======== MATERIAL PROVIDED

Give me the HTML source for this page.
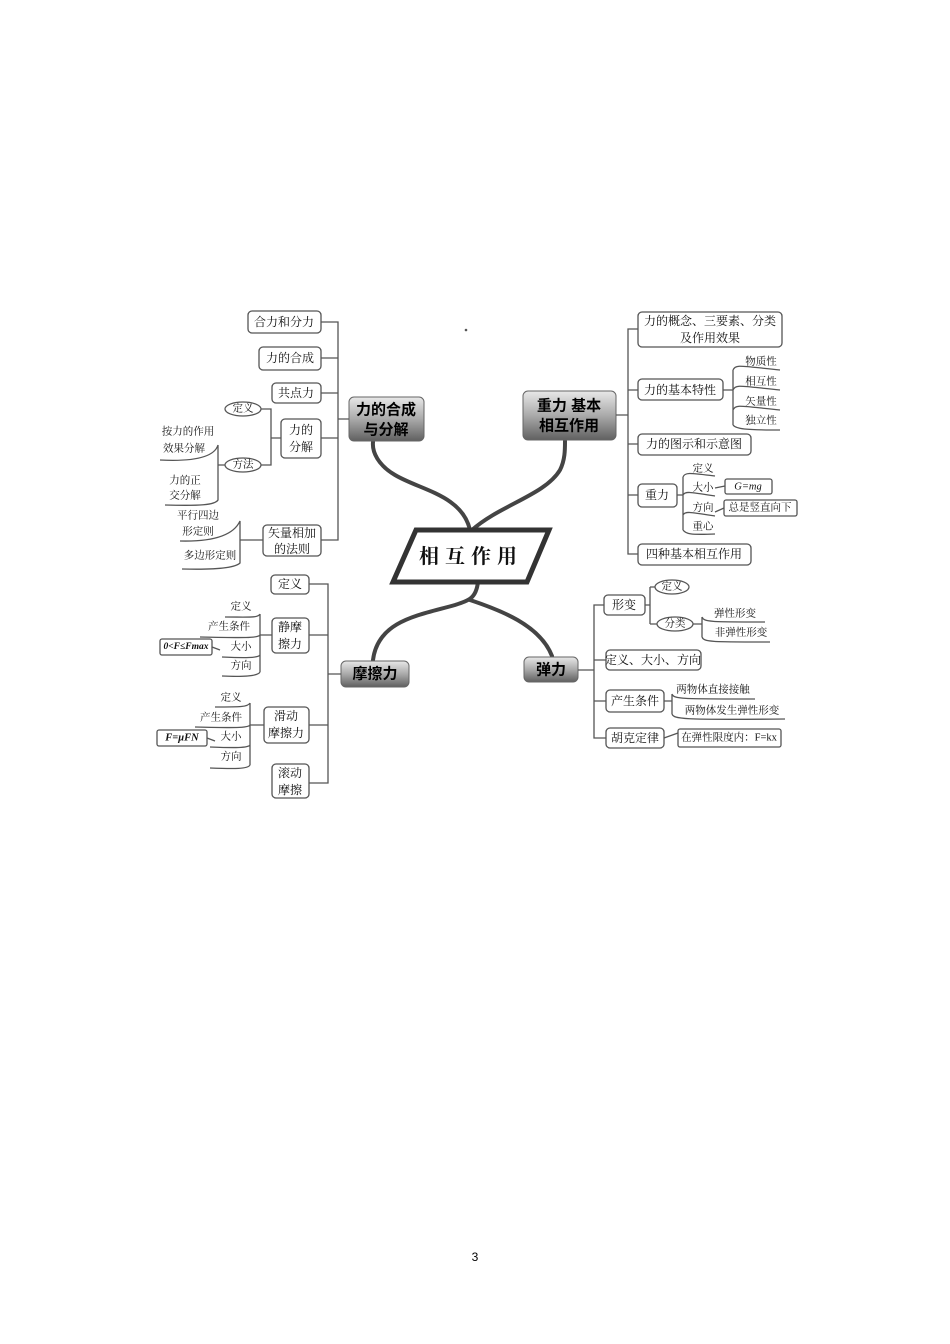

================
======== MATERIAL PROVIDED

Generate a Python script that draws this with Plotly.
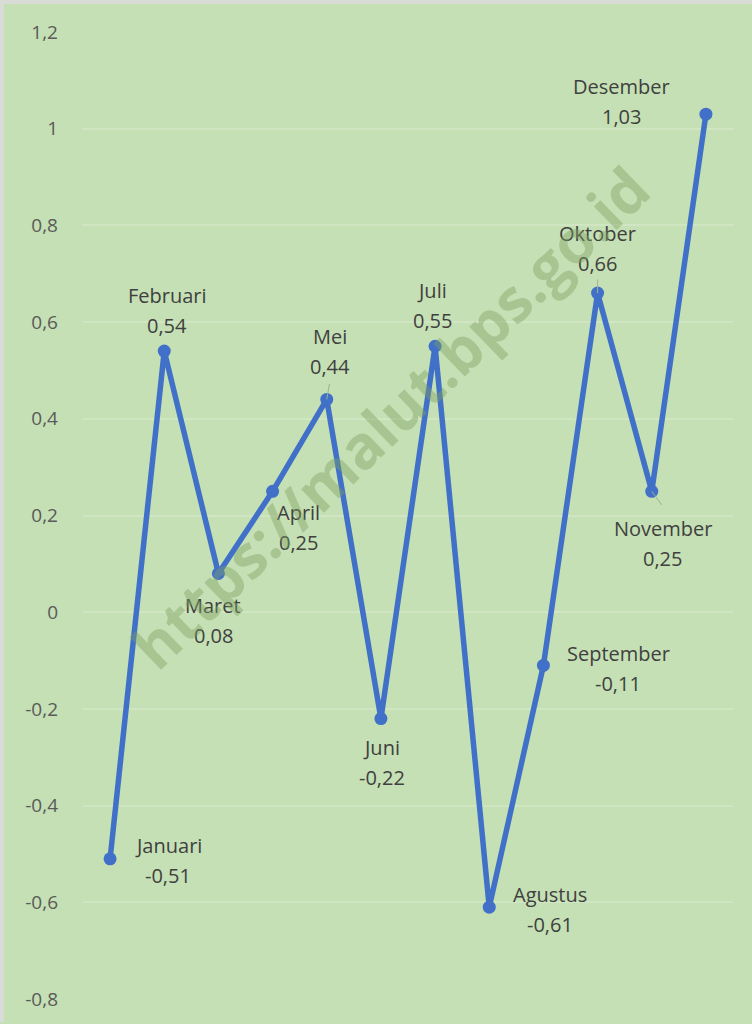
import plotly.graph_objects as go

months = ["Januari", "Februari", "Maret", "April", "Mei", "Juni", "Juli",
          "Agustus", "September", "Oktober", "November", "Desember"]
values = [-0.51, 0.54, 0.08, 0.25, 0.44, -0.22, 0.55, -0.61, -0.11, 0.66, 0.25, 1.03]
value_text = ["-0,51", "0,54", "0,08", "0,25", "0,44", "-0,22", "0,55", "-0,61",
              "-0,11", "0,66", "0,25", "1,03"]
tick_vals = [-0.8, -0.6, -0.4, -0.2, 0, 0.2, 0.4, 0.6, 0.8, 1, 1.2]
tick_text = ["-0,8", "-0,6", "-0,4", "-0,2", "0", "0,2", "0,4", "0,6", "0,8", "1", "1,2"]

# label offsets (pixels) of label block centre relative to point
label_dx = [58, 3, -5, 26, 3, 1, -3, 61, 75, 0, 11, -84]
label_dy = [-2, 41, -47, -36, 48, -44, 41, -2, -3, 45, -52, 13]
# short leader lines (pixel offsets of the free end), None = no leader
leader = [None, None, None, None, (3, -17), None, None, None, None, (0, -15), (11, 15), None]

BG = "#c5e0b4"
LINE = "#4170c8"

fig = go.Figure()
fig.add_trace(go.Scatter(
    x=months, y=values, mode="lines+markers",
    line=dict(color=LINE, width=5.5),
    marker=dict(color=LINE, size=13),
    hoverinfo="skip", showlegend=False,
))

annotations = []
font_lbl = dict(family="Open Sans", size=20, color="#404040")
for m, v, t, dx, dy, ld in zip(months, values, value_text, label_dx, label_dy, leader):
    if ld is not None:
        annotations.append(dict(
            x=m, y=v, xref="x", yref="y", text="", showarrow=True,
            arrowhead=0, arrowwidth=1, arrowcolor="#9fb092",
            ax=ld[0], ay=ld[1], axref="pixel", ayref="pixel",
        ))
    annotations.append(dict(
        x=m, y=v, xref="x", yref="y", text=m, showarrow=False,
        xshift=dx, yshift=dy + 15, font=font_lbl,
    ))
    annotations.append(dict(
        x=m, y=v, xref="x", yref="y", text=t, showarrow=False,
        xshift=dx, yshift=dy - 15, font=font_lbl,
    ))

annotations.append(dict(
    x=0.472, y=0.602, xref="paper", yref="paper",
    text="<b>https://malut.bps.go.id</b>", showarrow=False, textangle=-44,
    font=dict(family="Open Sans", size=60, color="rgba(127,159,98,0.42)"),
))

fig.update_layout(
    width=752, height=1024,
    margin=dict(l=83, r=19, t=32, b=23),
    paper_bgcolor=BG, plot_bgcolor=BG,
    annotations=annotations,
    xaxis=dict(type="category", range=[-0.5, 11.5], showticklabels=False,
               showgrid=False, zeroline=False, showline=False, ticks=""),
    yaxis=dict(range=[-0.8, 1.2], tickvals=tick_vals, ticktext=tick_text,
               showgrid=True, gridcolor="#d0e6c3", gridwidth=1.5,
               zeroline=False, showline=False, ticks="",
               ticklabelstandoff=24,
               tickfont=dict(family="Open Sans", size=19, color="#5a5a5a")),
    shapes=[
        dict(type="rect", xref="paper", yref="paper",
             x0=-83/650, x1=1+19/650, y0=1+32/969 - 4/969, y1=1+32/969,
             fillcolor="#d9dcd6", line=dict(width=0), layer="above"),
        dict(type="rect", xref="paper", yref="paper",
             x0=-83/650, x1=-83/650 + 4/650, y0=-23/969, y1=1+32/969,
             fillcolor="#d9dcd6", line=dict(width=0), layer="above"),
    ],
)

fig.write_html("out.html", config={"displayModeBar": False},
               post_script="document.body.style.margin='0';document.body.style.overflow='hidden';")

================

**WORK INSTRUCTIONS**
Pull out only the lines from the one with "Generate a Python" up to and including the one with "import plotly.graph_objects as go", and drop any pictures along the way.

**WRITTEN REPLY**
Generate a Python script that draws this with Plotly.
import plotly.graph_objects as go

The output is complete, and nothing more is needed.